- DATA EXTRACT
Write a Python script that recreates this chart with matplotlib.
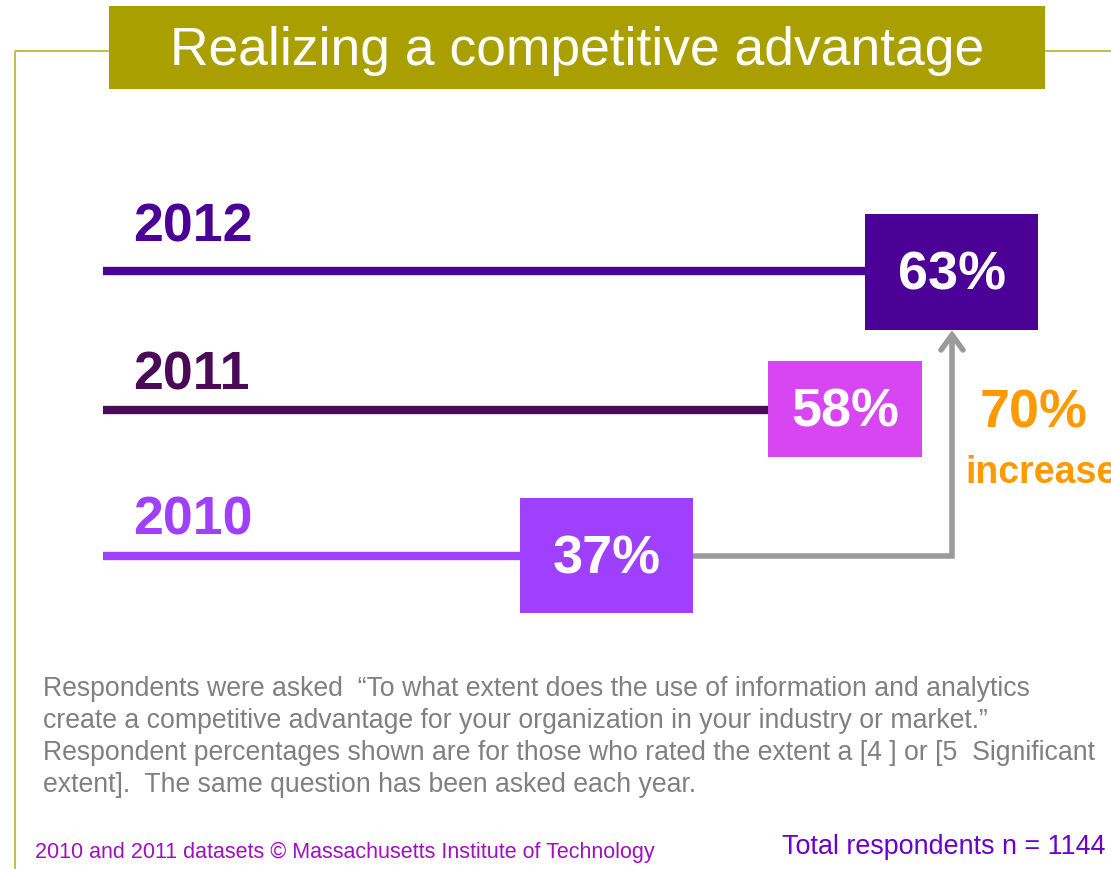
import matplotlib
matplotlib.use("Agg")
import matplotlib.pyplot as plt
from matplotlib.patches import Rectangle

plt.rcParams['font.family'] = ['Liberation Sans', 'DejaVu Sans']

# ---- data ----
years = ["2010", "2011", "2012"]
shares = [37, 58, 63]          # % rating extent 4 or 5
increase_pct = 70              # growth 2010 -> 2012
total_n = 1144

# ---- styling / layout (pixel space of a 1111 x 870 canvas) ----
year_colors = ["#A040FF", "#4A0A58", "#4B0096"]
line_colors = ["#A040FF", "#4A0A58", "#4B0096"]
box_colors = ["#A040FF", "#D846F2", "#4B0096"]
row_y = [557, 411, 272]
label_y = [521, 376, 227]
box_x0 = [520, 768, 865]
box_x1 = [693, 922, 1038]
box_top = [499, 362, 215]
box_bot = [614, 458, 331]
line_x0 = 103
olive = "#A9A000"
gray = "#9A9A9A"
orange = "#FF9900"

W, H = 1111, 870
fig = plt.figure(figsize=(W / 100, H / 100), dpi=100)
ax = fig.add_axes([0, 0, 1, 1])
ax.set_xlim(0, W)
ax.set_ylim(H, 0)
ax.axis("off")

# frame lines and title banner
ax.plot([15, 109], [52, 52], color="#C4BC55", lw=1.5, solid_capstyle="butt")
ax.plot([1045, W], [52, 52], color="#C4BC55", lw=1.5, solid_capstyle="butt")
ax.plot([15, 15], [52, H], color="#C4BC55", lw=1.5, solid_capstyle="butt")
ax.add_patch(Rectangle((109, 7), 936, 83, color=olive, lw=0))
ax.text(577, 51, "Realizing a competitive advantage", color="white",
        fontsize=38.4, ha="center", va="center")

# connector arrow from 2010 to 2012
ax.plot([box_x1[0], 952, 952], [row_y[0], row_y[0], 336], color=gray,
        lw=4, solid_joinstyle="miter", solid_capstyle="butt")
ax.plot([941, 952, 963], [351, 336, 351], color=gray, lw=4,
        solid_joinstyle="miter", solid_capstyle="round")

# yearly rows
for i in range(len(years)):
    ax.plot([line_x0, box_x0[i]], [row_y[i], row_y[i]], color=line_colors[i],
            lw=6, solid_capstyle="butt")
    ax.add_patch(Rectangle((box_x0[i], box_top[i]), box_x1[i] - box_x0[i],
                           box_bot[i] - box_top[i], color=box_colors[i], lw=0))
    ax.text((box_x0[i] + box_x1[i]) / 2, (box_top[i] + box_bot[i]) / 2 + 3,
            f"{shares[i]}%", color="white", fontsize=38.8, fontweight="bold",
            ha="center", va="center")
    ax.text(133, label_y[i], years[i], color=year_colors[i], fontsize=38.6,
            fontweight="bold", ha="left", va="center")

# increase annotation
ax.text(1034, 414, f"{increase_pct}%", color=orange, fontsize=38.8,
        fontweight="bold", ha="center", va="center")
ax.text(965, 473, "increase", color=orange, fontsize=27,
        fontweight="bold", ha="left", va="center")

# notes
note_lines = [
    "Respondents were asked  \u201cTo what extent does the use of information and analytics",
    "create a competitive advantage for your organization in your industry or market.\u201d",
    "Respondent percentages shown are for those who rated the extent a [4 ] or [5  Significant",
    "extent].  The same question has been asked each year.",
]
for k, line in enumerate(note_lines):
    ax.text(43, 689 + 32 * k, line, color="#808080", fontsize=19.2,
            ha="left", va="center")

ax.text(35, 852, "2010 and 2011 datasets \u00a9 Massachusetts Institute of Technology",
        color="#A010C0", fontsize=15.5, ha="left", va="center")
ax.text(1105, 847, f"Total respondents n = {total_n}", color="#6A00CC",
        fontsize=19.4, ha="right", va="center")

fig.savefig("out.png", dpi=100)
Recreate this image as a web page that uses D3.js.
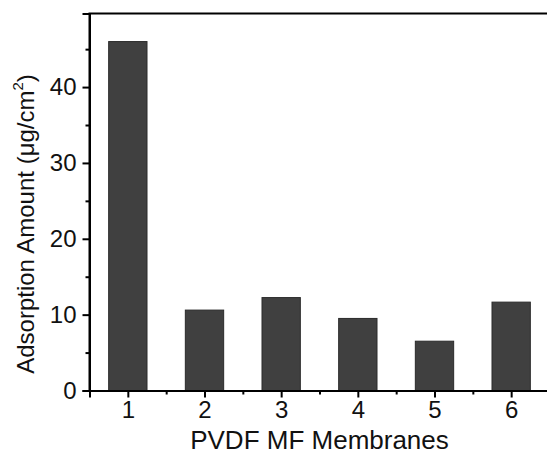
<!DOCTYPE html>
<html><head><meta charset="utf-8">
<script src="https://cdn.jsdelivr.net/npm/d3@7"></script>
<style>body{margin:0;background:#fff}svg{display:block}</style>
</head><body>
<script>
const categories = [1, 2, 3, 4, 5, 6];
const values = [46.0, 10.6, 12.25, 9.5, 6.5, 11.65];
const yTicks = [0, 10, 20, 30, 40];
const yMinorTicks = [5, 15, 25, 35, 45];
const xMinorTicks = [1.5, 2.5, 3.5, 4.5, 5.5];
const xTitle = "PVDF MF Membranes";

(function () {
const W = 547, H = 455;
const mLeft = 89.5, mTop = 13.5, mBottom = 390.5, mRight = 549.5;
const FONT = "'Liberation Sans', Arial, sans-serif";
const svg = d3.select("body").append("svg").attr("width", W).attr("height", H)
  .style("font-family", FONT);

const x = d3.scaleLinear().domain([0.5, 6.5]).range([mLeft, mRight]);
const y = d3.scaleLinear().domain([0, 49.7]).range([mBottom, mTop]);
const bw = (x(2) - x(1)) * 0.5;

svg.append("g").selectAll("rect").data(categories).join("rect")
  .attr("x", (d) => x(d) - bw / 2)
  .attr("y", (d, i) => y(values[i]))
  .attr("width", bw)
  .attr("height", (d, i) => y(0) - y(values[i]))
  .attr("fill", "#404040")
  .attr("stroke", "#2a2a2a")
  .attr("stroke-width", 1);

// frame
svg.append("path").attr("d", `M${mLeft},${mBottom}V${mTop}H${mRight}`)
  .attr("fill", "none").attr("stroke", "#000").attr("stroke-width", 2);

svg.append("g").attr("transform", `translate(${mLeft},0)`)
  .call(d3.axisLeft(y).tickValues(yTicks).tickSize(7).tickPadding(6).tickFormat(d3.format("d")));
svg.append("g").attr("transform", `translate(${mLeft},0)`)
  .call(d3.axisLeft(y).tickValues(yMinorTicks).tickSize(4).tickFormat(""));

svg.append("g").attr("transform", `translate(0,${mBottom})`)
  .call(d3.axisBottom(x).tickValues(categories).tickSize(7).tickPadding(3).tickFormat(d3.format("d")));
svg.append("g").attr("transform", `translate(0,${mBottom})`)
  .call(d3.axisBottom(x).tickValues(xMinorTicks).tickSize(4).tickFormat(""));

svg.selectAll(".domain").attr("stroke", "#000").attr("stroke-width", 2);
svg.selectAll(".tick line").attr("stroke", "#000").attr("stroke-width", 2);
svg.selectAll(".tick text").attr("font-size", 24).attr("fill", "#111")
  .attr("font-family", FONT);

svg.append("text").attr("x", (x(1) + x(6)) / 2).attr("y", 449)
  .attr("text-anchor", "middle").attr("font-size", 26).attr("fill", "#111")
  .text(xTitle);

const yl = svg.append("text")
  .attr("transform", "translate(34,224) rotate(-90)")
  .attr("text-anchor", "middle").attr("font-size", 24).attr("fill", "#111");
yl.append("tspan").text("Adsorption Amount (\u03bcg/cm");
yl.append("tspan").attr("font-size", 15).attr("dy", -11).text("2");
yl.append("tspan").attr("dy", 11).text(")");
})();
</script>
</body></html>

- EXERCISE INSTRUCTIONS
Transcribe the records above exactly, leaving out every picture.

- RESPONSE
Write a Python script that recreates this chart with matplotlib.
import matplotlib
matplotlib.use("Agg")
import matplotlib.pyplot as plt
from matplotlib.patches import Rectangle

plt.rcParams['font.family'] = ['Liberation Sans', 'DejaVu Sans']

# ---- data ----
years = ["2010", "2011", "2012"]
shares = [37, 58, 63]          # % rating extent 4 or 5
increase_pct = 70              # growth 2010 -> 2012
total_n = 1144

# ---- styling / layout (pixel space of a 1111 x 870 canvas) ----
year_colors = ["#A040FF", "#4A0A58", "#4B0096"]
line_colors = ["#A040FF", "#4A0A58", "#4B0096"]
box_colors = ["#A040FF", "#D846F2", "#4B0096"]
row_y = [557, 411, 272]
label_y = [521, 376, 227]
box_x0 = [520, 768, 865]
box_x1 = [693, 922, 1038]
box_top = [499, 362, 215]
box_bot = [614, 458, 331]
line_x0 = 103
olive = "#A9A000"
gray = "#9A9A9A"
orange = "#FF9900"

W, H = 1111, 870
fig = plt.figure(figsize=(W / 100, H / 100), dpi=100)
ax = fig.add_axes([0, 0, 1, 1])
ax.set_xlim(0, W)
ax.set_ylim(H, 0)
ax.axis("off")

# frame lines and title banner
ax.plot([15, 109], [52, 52], color="#C4BC55", lw=1.5, solid_capstyle="butt")
ax.plot([1045, W], [52, 52], color="#C4BC55", lw=1.5, solid_capstyle="butt")
ax.plot([15, 15], [52, H], color="#C4BC55", lw=1.5, solid_capstyle="butt")
ax.add_patch(Rectangle((109, 7), 936, 83, color=olive, lw=0))
ax.text(577, 51, "Realizing a competitive advantage", color="white",
        fontsize=38.4, ha="center", va="center")

# connector arrow from 2010 to 2012
ax.plot([box_x1[0], 952, 952], [row_y[0], row_y[0], 336], color=gray,
        lw=4, solid_joinstyle="miter", solid_capstyle="butt")
ax.plot([941, 952, 963], [351, 336, 351], color=gray, lw=4,
        solid_joinstyle="miter", solid_capstyle="round")

# yearly rows
for i in range(len(years)):
    ax.plot([line_x0, box_x0[i]], [row_y[i], row_y[i]], color=line_colors[i],
            lw=6, solid_capstyle="butt")
    ax.add_patch(Rectangle((box_x0[i], box_top[i]), box_x1[i] - box_x0[i],
                           box_bot[i] - box_top[i], color=box_colors[i], lw=0))
    ax.text((box_x0[i] + box_x1[i]) / 2, (box_top[i] + box_bot[i]) / 2 + 3,
            f"{shares[i]}%", color="white", fontsize=38.8, fontweight="bold",
            ha="center", va="center")
    ax.text(133, label_y[i], years[i], color=year_colors[i], fontsize=38.6,
            fontweight="bold", ha="left", va="center")

# increase annotation
ax.text(1034, 414, f"{increase_pct}%", color=orange, fontsize=38.8,
        fontweight="bold", ha="center", va="center")
ax.text(965, 473, "increase", color=orange, fontsize=27,
        fontweight="bold", ha="left", va="center")

# notes
note_lines = [
    "Respondents were asked  \u201cTo what extent does the use of information and analytics",
    "create a competitive advantage for your organization in your industry or market.\u201d",
    "Respondent percentages shown are for those who rated the extent a [4 ] or [5  Significant",
    "extent].  The same question has been asked each year.",
]
for k, line in enumerate(note_lines):
    ax.text(43, 689 + 32 * k, line, color="#808080", fontsize=19.2,
            ha="left", va="center")

ax.text(35, 852, "2010 and 2011 datasets \u00a9 Massachusetts Institute of Technology",
        color="#A010C0", fontsize=15.5, ha="left", va="center")
ax.text(1105, 847, f"Total respondents n = {total_n}", color="#6A00CC",
        fontsize=19.4, ha="right", va="center")

fig.savefig("out.png", dpi=100)
Recreate this image as a web page that uses D3.js.
<!DOCTYPE html>
<html><head><meta charset="utf-8">
<script src="https://cdn.jsdelivr.net/npm/d3@7"></script>
<style>body{margin:0;background:#fff}svg{display:block}</style>
</head><body>
<script>
const categories = [1, 2, 3, 4, 5, 6];
const values = [46.0, 10.6, 12.25, 9.5, 6.5, 11.65];
const yTicks = [0, 10, 20, 30, 40];
const yMinorTicks = [5, 15, 25, 35, 45];
const xMinorTicks = [1.5, 2.5, 3.5, 4.5, 5.5];
const xTitle = "PVDF MF Membranes";

(function () {
const W = 547, H = 455;
const mLeft = 89.5, mTop = 13.5, mBottom = 390.5, mRight = 549.5;
const FONT = "'Liberation Sans', Arial, sans-serif";
const svg = d3.select("body").append("svg").attr("width", W).attr("height", H)
  .style("font-family", FONT);

const x = d3.scaleLinear().domain([0.5, 6.5]).range([mLeft, mRight]);
const y = d3.scaleLinear().domain([0, 49.7]).range([mBottom, mTop]);
const bw = (x(2) - x(1)) * 0.5;

svg.append("g").selectAll("rect").data(categories).join("rect")
  .attr("x", (d) => x(d) - bw / 2)
  .attr("y", (d, i) => y(values[i]))
  .attr("width", bw)
  .attr("height", (d, i) => y(0) - y(values[i]))
  .attr("fill", "#404040")
  .attr("stroke", "#2a2a2a")
  .attr("stroke-width", 1);

// frame
svg.append("path").attr("d", `M${mLeft},${mBottom}V${mTop}H${mRight}`)
  .attr("fill", "none").attr("stroke", "#000").attr("stroke-width", 2);

svg.append("g").attr("transform", `translate(${mLeft},0)`)
  .call(d3.axisLeft(y).tickValues(yTicks).tickSize(7).tickPadding(6).tickFormat(d3.format("d")));
svg.append("g").attr("transform", `translate(${mLeft},0)`)
  .call(d3.axisLeft(y).tickValues(yMinorTicks).tickSize(4).tickFormat(""));

svg.append("g").attr("transform", `translate(0,${mBottom})`)
  .call(d3.axisBottom(x).tickValues(categories).tickSize(7).tickPadding(3).tickFormat(d3.format("d")));
svg.append("g").attr("transform", `translate(0,${mBottom})`)
  .call(d3.axisBottom(x).tickValues(xMinorTicks).tickSize(4).tickFormat(""));

svg.selectAll(".domain").attr("stroke", "#000").attr("stroke-width", 2);
svg.selectAll(".tick line").attr("stroke", "#000").attr("stroke-width", 2);
svg.selectAll(".tick text").attr("font-size", 24).attr("fill", "#111")
  .attr("font-family", FONT);

svg.append("text").attr("x", (x(1) + x(6)) / 2).attr("y", 449)
  .attr("text-anchor", "middle").attr("font-size", 26).attr("fill", "#111")
  .text(xTitle);

const yl = svg.append("text")
  .attr("transform", "translate(34,224) rotate(-90)")
  .attr("text-anchor", "middle").attr("font-size", 24).attr("fill", "#111");
yl.append("tspan").text("Adsorption Amount (\u03bcg/cm");
yl.append("tspan").attr("font-size", 15).attr("dy", -11).text("2");
yl.append("tspan").attr("dy", 11).text(")");
})();
</script>
</body></html>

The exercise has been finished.